Mural by Dave Binnington in London, England

The Cable Street Mural is a large mural painting in the London Borough of Tower Hamlets in East London. It was painted on the side of St George's Town Hall, the former administrative centre of the St George in the East area of Wapping. It was painted by Dave Binnington, Paul Butler, Ray Walker and Desmond Rochfort between 1979 and 1983 to commemorate the Battle of Cable Street in 1936. The original design was by Dave Binnington.

==Background==

The Battle of Cable Street took place on Sunday 4 October 1936 against the backdrop of the Spanish Civil War, and at a moment when fascist powers were rising across Europe.

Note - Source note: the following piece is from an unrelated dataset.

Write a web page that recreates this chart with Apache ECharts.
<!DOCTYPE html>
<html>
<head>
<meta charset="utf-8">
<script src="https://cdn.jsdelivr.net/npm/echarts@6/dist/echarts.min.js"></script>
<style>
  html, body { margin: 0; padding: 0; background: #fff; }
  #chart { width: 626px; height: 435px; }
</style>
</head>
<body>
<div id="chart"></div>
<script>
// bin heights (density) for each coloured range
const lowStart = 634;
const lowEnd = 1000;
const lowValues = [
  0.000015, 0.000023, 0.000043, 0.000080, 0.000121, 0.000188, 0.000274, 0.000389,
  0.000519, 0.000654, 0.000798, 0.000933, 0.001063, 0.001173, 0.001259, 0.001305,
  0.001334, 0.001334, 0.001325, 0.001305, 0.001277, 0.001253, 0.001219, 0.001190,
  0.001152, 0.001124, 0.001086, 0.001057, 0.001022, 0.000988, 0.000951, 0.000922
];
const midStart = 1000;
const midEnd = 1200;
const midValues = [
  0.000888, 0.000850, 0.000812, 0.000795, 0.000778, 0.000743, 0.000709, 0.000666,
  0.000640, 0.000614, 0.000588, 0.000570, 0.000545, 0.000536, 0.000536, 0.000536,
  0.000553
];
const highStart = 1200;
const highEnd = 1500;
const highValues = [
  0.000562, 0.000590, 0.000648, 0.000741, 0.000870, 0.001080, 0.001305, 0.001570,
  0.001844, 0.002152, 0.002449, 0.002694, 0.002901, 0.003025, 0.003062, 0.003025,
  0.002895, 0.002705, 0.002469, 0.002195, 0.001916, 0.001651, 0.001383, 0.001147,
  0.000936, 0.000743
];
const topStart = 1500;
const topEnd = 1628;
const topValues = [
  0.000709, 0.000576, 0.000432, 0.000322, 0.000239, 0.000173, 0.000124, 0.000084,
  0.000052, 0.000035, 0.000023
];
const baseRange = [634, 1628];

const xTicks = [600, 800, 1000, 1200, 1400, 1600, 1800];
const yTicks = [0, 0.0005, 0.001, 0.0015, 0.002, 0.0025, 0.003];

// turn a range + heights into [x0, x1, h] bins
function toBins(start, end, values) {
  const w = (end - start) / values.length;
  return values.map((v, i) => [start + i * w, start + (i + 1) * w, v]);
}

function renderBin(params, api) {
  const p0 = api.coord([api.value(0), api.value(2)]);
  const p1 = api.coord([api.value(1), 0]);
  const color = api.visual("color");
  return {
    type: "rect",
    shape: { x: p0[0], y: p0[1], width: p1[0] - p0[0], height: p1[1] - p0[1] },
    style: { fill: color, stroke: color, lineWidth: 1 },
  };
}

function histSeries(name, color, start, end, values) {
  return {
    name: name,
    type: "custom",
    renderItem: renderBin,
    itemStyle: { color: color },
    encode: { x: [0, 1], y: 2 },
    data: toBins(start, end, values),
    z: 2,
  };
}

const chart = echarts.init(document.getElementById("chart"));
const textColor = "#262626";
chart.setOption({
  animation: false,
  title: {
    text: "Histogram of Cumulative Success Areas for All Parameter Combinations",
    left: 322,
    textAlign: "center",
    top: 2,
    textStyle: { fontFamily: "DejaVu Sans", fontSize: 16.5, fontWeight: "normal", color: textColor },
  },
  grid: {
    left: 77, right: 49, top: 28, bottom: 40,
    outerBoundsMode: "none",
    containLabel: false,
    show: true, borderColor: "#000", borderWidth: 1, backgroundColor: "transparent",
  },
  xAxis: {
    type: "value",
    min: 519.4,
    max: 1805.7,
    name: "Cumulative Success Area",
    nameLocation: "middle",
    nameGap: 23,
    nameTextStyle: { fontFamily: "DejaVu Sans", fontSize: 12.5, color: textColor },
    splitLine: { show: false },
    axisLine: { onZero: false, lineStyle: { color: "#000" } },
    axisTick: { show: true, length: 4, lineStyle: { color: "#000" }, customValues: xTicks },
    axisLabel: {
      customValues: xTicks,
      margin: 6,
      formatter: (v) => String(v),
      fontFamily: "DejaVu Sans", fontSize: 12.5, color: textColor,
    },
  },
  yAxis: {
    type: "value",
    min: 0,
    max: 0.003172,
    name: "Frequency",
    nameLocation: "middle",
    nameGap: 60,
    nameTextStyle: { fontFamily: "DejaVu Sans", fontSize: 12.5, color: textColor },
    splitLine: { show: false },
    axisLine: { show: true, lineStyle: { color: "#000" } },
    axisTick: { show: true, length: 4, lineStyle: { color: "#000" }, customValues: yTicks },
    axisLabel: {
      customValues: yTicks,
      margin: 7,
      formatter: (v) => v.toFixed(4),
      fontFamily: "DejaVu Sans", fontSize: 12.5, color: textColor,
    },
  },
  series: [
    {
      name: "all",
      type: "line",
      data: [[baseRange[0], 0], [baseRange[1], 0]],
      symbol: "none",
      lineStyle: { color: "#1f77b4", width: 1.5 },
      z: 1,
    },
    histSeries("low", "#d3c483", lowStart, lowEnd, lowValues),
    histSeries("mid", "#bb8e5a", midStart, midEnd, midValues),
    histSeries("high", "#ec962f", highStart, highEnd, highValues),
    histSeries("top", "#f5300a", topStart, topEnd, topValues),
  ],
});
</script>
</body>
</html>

Approximately 250,000 East Londoners of all backgrounds took to the streets to block a provocative march, through an area with many Jewish residents, by the antisemitic British Union of Fascists, which was led by Oswald Mosley. Most of the violence occurred between Metropolitan Police and those attempting to block the Fascist route. The Police failed to clear a route through either Aldgate or Cable Street, and told the BUF they would instead have to march to the West End.

==Creation==
Planning for the mural began in 1976, when Dan Jones, Secretary of the Tower Hamlets Trades Council, saw the Royal Oaks Mural under the Westway in west London, and asked the artist, Dave Binnington, to paint a mural in Cable Street.

A grant from the Arts Council allowed Binnington to undertake research before a public meeting in October 1978 to unveil his design. The local population were generally supportive, although a letter to a local paper described the proposed mural as "political graffiti". Binnington also recruited Paul Butler to design the lower section. Many of the faces in the mural were inspired by newspaper pictures of people who took part in the battle.

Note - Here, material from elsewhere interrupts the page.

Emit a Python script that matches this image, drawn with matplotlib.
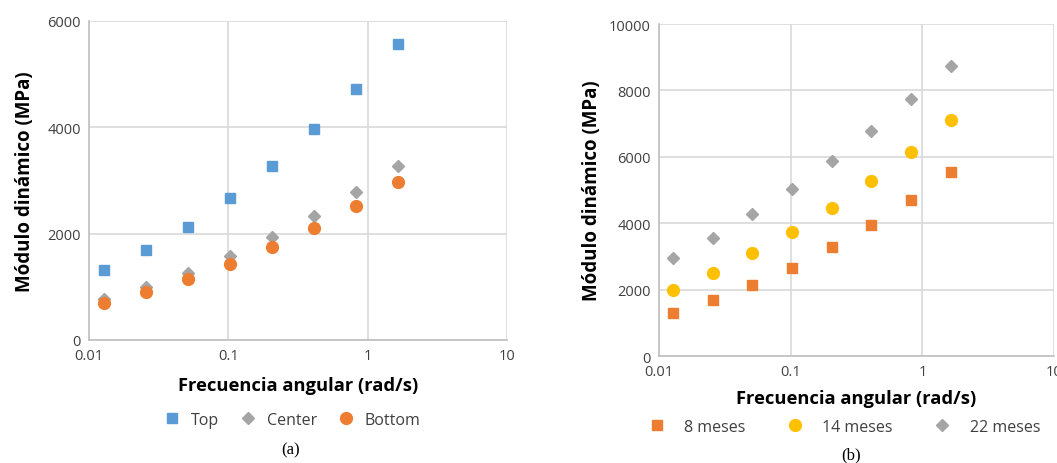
import matplotlib
matplotlib.use("Agg")
import matplotlib.pyplot as plt

# ---- data ----
freq = [0.0128, 0.0256, 0.0512, 0.102, 0.205, 0.41, 0.82, 1.64]
top = [1308, 1686, 2132, 2667, 3277, 3962, 4730, 5566]
center = [780, 994, 1258, 1572, 1937, 2327, 2780, 3270]
bottom = [704, 899, 1145, 1421, 1748, 2113, 2522, 2975]

m8 = [1294, 1675, 2136, 2658, 3270, 3942, 4714, 5547]
m14 = [1996, 2508, 3089, 3741, 4473, 5286, 6159, 7101]
m22 = [2939, 3561, 4263, 5035, 5878, 6770, 7743, 8736]

xticks = [0.01, 0.1, 1, 10]
xticklabels = ["0.01", "0.1", "1", "10"]
yticks_a = [0, 2000, 4000, 6000]
yticks_b = [0, 2000, 4000, 6000, 8000, 10000]

BLUE = "#5B9BD5"
GRAY = "#A5A5A5"
ORANGE = "#ED7D31"
YELLOW = "#FFC000"
GRID = "#D9D9D9"
TXT = "#404040"

plt.rcParams["font.family"] = ["Open Sans", "DejaVu Sans"]

fig = plt.figure(figsize=(10.57, 4.64), dpi=100)

def style(ax, yticks, ymax, xpad, ypad):
    ax.set_xscale("log")
    ax.set_xlim(0.01, 10)
    ax.set_ylim(0, ymax)
    ax.set_xticks(xticks)
    ax.set_xticklabels(xticklabels)
    ax.xaxis.set_minor_locator(matplotlib.ticker.NullLocator())
    ax.set_yticks(yticks)
    ax.set_yticklabels([str(v) for v in yticks])
    ax.grid(True, color=GRID, linewidth=1.2)
    ax.set_axisbelow(True)
    for s in ["top", "right"]:
        ax.spines[s].set_visible(False)
    for s in ["left", "bottom"]:
        ax.spines[s].set_color("#BFBFBF")
        ax.spines[s].set_linewidth(1.2)
    ax.tick_params(length=0, labelsize=10.5, labelcolor=TXT, pad=6)
    ax.set_xlabel("Frecuencia angular (rad/s)", fontsize=13.2, fontweight="bold",
                  color="black", labelpad=xpad)
    ax.set_ylabel("Módulo dinámico (MPa)", fontsize=13.5, fontweight="bold",
                  color="black", labelpad=ypad)

# ---- panel (a) ----
ax1 = fig.add_axes([0.0842, 0.2651, 0.3955, 0.6875])
style(ax1, yticks_a, 6000, 9, 9)
ax1.plot(freq, top, ls="none", marker="s", ms=7.5, color=BLUE, label="Top", clip_on=False)
ax1.plot(freq, center, ls="none", marker="D", ms=6, color=GRAY, label="Center", clip_on=False)
ax1.plot(freq, bottom, ls="none", marker="o", ms=8.5, color=ORANGE, label="Bottom", clip_on=False)
ax1.legend(loc="center", bbox_to_anchor=(0.486, -0.25), ncol=3, frameon=False,
           fontsize=11.5, handlelength=1.0, handletextpad=0.7, columnspacing=1.3,
           labelcolor=TXT)
fig.text(0.275, 0.030, "(a)", fontsize=12, family="Liberation Serif",
         ha="center", va="center")

# ---- panel (b) ----
ax2 = fig.add_axes([0.6235, 0.2306, 0.3737, 0.7155])
style(ax2, yticks_b, 10000, 7, 5)
ax2.plot(freq, m8, ls="none", marker="s", ms=7.5, color=ORANGE, label="8 meses", clip_on=False)
ax2.plot(freq, m14, ls="none", marker="o", ms=8.5, color=YELLOW, label="14 meses", clip_on=False)
ax2.plot(freq, m22, ls="none", marker="D", ms=6, color=GRAY, label="22 meses", clip_on=False)
ax2.legend(loc="center", bbox_to_anchor=(0.47, -0.214), ncol=3, frameon=False,
           fontsize=11.5, handlelength=1.0, handletextpad=1.2, columnspacing=2.6,
           labelcolor=TXT)
fig.text(0.805, 0.019, "(b)", fontsize=12, family="Liberation Serif",
         ha="center", va="center")

fig.savefig("out.png", dpi=100)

Funding from Greater London Arts Association, the E. Vincent Harris Fund for Mural Decoration, the Gulbenkian Foundation, the Leonard Cohen Trust, Greater London Council and the Royal Academy allowed work to start.

Binnington began painting in late 1979 with a targeted completion date of October 1980. He found it more complicated and time-consuming than expected, and work continued through 1980 and 1981. The uncompleted mural was vandalised on 23 May 1982, when right-wing slogans were painted on lower parts of the wall. Binnington abandoned the project in disgust. He later became a furniture designer, and adopted his wife's surname to become David Savage.

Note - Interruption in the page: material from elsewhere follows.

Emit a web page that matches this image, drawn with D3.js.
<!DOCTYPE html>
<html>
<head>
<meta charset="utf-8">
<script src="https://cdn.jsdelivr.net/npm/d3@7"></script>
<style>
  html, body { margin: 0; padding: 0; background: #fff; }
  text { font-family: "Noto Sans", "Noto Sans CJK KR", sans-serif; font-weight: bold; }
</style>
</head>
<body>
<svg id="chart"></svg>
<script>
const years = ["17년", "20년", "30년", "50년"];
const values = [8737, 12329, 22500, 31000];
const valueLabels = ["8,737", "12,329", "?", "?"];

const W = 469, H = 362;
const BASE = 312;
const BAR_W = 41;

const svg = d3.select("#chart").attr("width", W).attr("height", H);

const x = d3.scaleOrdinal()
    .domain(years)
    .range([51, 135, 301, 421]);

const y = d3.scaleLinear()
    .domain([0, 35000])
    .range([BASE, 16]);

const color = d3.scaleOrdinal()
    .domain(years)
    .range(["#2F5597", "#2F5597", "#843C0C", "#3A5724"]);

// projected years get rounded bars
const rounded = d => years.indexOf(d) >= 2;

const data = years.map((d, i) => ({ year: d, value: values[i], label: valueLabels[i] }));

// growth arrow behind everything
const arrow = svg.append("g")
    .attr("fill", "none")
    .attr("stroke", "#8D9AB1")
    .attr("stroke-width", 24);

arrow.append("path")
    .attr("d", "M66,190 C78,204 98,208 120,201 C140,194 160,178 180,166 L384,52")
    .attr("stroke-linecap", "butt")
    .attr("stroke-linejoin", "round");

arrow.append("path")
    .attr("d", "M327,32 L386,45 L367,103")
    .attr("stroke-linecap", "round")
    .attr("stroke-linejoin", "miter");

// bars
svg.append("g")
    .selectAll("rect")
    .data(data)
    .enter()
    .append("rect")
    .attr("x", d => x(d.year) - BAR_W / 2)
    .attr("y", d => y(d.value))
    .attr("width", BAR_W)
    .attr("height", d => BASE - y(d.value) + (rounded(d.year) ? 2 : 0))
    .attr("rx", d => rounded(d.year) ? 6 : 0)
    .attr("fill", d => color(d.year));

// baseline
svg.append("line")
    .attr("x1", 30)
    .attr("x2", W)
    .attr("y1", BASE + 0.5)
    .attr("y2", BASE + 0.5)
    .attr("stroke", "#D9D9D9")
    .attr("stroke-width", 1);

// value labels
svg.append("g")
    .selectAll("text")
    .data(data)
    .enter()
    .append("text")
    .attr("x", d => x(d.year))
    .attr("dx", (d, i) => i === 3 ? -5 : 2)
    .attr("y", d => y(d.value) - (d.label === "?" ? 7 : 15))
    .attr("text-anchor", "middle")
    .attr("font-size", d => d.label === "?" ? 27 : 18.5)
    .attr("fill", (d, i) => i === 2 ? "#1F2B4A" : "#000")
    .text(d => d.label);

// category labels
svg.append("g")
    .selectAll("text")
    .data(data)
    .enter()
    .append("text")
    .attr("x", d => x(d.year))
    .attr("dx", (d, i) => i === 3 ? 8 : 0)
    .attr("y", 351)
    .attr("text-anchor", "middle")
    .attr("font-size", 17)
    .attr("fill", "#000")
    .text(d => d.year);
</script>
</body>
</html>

Work resumed in July 1982 with Paul Butler helped by Ray Walker and Desmond Rochfort (who had worked with Binnington before on the Royal Oaks Mural). The top was completed to Binnington's design, and the vandalised lower portions were sand-blasted and repainted to a modified design. The mural was completed in March 1983 and officially unveiled on 7 May 1983 by Paul Beasley, Leader of Tower Hamlets Council, with Jack Jones (former General Secretary of the Transport and General Workers Union), Tony Banks (Chair of the Greater London Council Arts Committee) and Dan Jones.

The mural has been vandalised and restored several times, and was restored again by Butler for the 75th anniversary of the Battle of Cable Street in October 2011.

==Mural==
The mural is painted on approximately 3500 sqft of rendered wall outside 236 Cable Street, E1 0BL, next to Library Place, about 150 yd west of Shadwell railway station. It covers about 65 × 50 ft of one side of St George's Town Hall. The artists used 150 impgal of paint, at a cost of £18,000.

The work is inspired by the social realism of Diego Rivera, and the likely was influenced by the Depression-era murals of Philip Guston. Using a fisheye perspective, it shows the violent confrontation between police and protesters, with protest banners, punches being thrown, a barricade of furniture and overturned vehicle, police horse, Hitler (who was not actually present) being pantsed, and a police autogyro overhead. It uses the same artistic devices as Goya's The Third of May 1808 to evince sympathy for the protesters, showing them full face but a back view of the police.